- Born: 11 February 1920 Coello, Illinois, U.S.
- Died: 27 February 2007 (aged 87) Skokie, Illinois, U.S.
- Education: University of Illinois PhD 1943
- Known for: coining the Indenyl effect
- Awards: Willard Gibbs Award (1996) Priestley Medal (2001) George Pimentel Award in Chemical Education (1992)
- Scientific career
- Fields: Inorganic chemistry
- Workplaces: Northwestern University
- Doctoral students: Harry B. Gray, Ken Raymond

= Fred Basolo =

American inorganic chemist

Fred Basolo (11 February 1920 – 27 February 2007) was an American inorganic chemist. He received his Ph.D. at the University of Illinois at Urbana-Champaign in 1943, under Prof. John C. Bailar, Jr. Basolo spent his professional career at Northwestern University. He was a prolific contributor to the fields of coordination chemistry, organometallic, and bioinorganic chemistry, publishing over 400 papers. He supervised many Ph.D. students. With colleague Ralph Pearson, he co-authored the influential monograph "Mechanisms of Inorganic Reactions", which illuminated the importance of mechanisms involving coordination compounds. This work, which integrated concepts from ligand field theory and physical organic chemistry, signaled a shift from a highly descriptive nature of coordination chemistry to a more quantitative science.

==Biography==
Giovanni Basolo and Catherina Morena Basolo immigrated from the Piedmont area of Italy to Illinois. They had three children there; the youngest was Alfredo Basolo (he began calling himself "Fred" when he entered elementary school). He was educated in the local public schools, then entered Southern Illinois Normal School (now Southern Illinois University, receiving his B.Ed. in 1940. He transferred to University of Illinois for graduate school, receiving his M.Ch in 1942 and his Ph.D. in Chemistry in 1943. He spent the remaining World War II years performing vital research at Rohm & Haas. In Fall 1946 he accepted a position as Instructor of Chemistry at Northwestern University at Evanston, Illinois. He tutored a first-year chemistry student, Mary Nutely that year. She ended up failing her chemistry class, but they were married on 14 June 1947. They eventually had four children (three daughters and a son, all of whom became educators as adults).
The Basolo family spent 1954-55 in Europe thanks to a Guggenheim Grant. Basolo worked in the laboratory of Danish chemist Jannik Bjerrum; they were also able to tour several countries, including Italy, where they met his parents' relatives.
Basolo advanced steadily through the academic ranks at NU: Instructor (1946–50); Assistant Professor (1950–55); Associated Professor (1955–58); Professor (1958–79); Distinguished Professor (1980-1990). He chaired the Chemistry Department from 1969 to 1972.

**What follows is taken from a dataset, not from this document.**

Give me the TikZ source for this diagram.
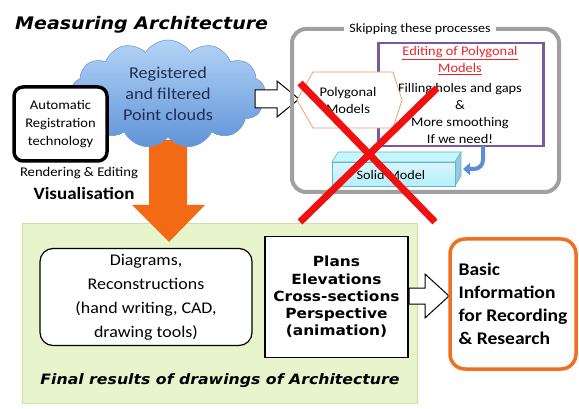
\documentclass[tikz,border=0pt]{standalone}
\usepackage{fontspec}
\setmainfont{Carlito}[FakeStretch=1.1]
\newfontfamily\ver{DejaVu Sans}[FakeStretch=1.1]
\usetikzlibrary{shapes.symbols,arrows.meta}
\definecolor{orng}{HTML}{F26B14}
\definecolor{orbox}{HTML}{F07020}
\definecolor{grn}{HTML}{E8F5CC}
\definecolor{grnb}{HTML}{C8E2A4}
\definecolor{gry}{HTML}{A0A0A0}
\definecolor{purp}{HTML}{7A5A9F}
\definecolor{redx}{HTML}{F01010}
\definecolor{redt}{HTML}{E8262A}
\definecolor{cltop}{HTML}{B4D4F6}
\definecolor{clbot}{HTML}{5F93D8}
\definecolor{clb}{HTML}{6E9AD0}
\definecolor{navy}{HTML}{1F2F4F}
\definecolor{blu}{HTML}{5B8ED6}
\definecolor{cyf}{HTML}{C4EEFA}
\definecolor{cyb}{HTML}{66B4CC}
\tikzset{
  blockarrow/.style={draw=black,line width=1pt,fill=white},
  txt/.style={inner sep=0pt,align=center},
}
\begin{document}
\begin{tikzpicture}[x=1pt,y=-1pt]
\useasboundingbox (0,0) rectangle (579,409);
% green region
\node[draw=grnb,fill=grn,minimum width=395,minimum height=180,anchor=north west,inner sep=0pt] (green) at (22,223) {};
% orange arrow
\fill[orng] (149,140) -- (187,140) -- (187,205) -- (205,205) -- (169,242) -- (132,205) -- (149,205) -- cycle;
% cloud
\node[cloud,cloud puffs=13,cloud puff arc=115,aspect=1.7,minimum width=194,minimum height=108,
  top color=cltop,bottom color=clbot,draw=clb,line width=0.6pt,txt,text=navy,
  font=\fontsize{16.5}{21}\selectfont] (cloud) at (168,94) {Registered\\and filtered\\Point clouds};
% automatic box
\node[draw=black,line width=3.5pt,rounded corners=9,fill=white,minimum width=93,minimum height=74,
  align=center,font=\fontsize{13.2}{18}\selectfont] (auto) at (60.5,124) {Automatic\\Registration\\technology};
\node[txt,font=\fontsize{13.3}{15}\selectfont] (rend) at (79,173) {Rendering \& Editing};
\node[txt,font=\fontsize{17.3}{18}\selectfont\bfseries] (vis) at (84,193) {Visualisation};
% title
\node[txt,anchor=west,font=\ver\fontsize{17.3}{20}\selectfont\bfseries\itshape] (title) at (15,25) {Measuring Architecture};
% block arrow cloud -> polygonal
\draw[blockarrow] (255,90) -- (277,90) -- (277,81) -- (299,99) -- (277,117) -- (277,108) -- (255,108) -- cycle;
% gray frame
\draw[gry,line width=4pt,rounded corners=14] (292,29) rectangle (559,192);
\node[fill=white,inner xsep=5pt,inner ysep=1pt,font=\fontsize{12.7}{15}\selectfont] (skip) at (420,29) {Skipping these processes};
% purple box
\node[draw=purp,line width=2.5pt,fill=white,minimum width=165,minimum height=103,anchor=north west,inner sep=0pt] (edit) at (377,42) {};
\node[txt,text=redt,font=\fontsize{13.1}{17}\selectfont] (edt) at (460,61) {\underline{Editing of Polygonal}\\\underline{Models}};
\node[txt,font=\fontsize{13.1}{17}\selectfont] (fill) at (460,113) {Filling holes and gaps\\\&\\More smoothing\\If we need!};
% hexagon
\fill[white,draw=orbox!70!white,line width=0.8pt] (297,100) -- (313,72) -- (393,72) -- (402,100) -- (393,128) -- (313,128) -- cycle;
\node[txt,font=\fontsize{13.2}{17}\selectfont] (poly) at (348,100) {Polygonal\\Models};
% blue curved arrow
\draw[blu,line width=4pt,rounded corners=9,-{Triangle[width=12pt,length=7pt]}] (483,146) -- (483,169) -- (463,169);
% solid model 3D box
\fill[cyf!80!cyan!60!white,draw=cyb,line width=0.6pt] (332,162) -- (338,152) -- (461,152) -- (455,162) -- cycle;
\fill[cyb!70!white,draw=cyb,line width=0.6pt] (455,162) -- (461,152) -- (461,176) -- (455,186) -- cycle;
\node[top color=cyf!60!white,bottom color=cyf!90!cyan,draw=cyb,line width=0.6pt,minimum width=123,minimum height=24,anchor=north west,inner sep=0pt] (solidf) at (332,162) {};
\node[txt,font=\fontsize{12.9}{15}\selectfont] (solid) at (391,175) {Solid Model};
% diagrams box
\node[draw=black,line width=1.2pt,fill=white,rounded corners=13,minimum width=212,minimum height=97,
  align=center,font=\fontsize{16.3}{24}\selectfont] (diag) at (146,297) {Diagrams,\\Reconstructions\\(hand writing, CAD,\\drawing tools)};
% plans box
\node[draw=black,line width=1.5pt,fill=white,minimum width=143,minimum height=121,
  align=center,font=\ver\fontsize{14}{17.3}\selectfont\bfseries] (plans) at (336.5,297) {Plans\\Elevations\\Cross-sections\\Perspective\\(animation)};
% block arrow plans -> basic
\draw[blockarrow] (409,288) -- (425,288) -- (425,274) -- (449,296) -- (425,318) -- (425,304) -- (409,304) -- cycle;
% basic box
\node[draw=orbox,line width=3.5pt,fill=white,rounded corners=15,minimum width=126,minimum height=130,
  align=left,font=\fontsize{17.8}{23}\selectfont\bfseries] (basic) at (513,304) {Basic\\Information\\for Recording\\\& Research};
% final results
\node[txt,font=\ver\fontsize{14.3}{16}\selectfont\bfseries\itshape] (final) at (220,381) {Final results of drawings of Architecture};
% red X
\draw[redx,line width=7pt] (300,83) -- (435,222);
\draw[redx,line width=7pt] (437,88) -- (300,222);
\end{tikzpicture}
\end{document}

In 1997 he and his wife were in an automobile accident. She succumbed to her injuries on 5 February 1997; he had several surgeries to repair his back, but lost the use of his legs. For the last ten years of his life he used a motorized wheelchair for mobility. He died at the Midwest Palliative and Hospice Care Center in Skokie, Illinois of congestive heart failure.

==Publications==
Among the many topics on which Basolo published were the indenyl effect, the reaction of coordinated ligands, and synthetic models for myoglobin.

His autobiography, From Coello to Inorganic Chemistry: A Lifetime of Reactions, was published in 2002.

==Honors and awards==
A member of the National Academy of Sciences, Basolo was awarded the George Pimentel Award in Chemical Education.

- 1983 President of the American Chemical Society.
- 1983 The same year, he was elected a Fellow of the American Academy of Arts and Sciences.
- 1992 Chemical Pioneer Award from the American Institute of Chemists
- 1993 American Institute of Chemists Gold Medal.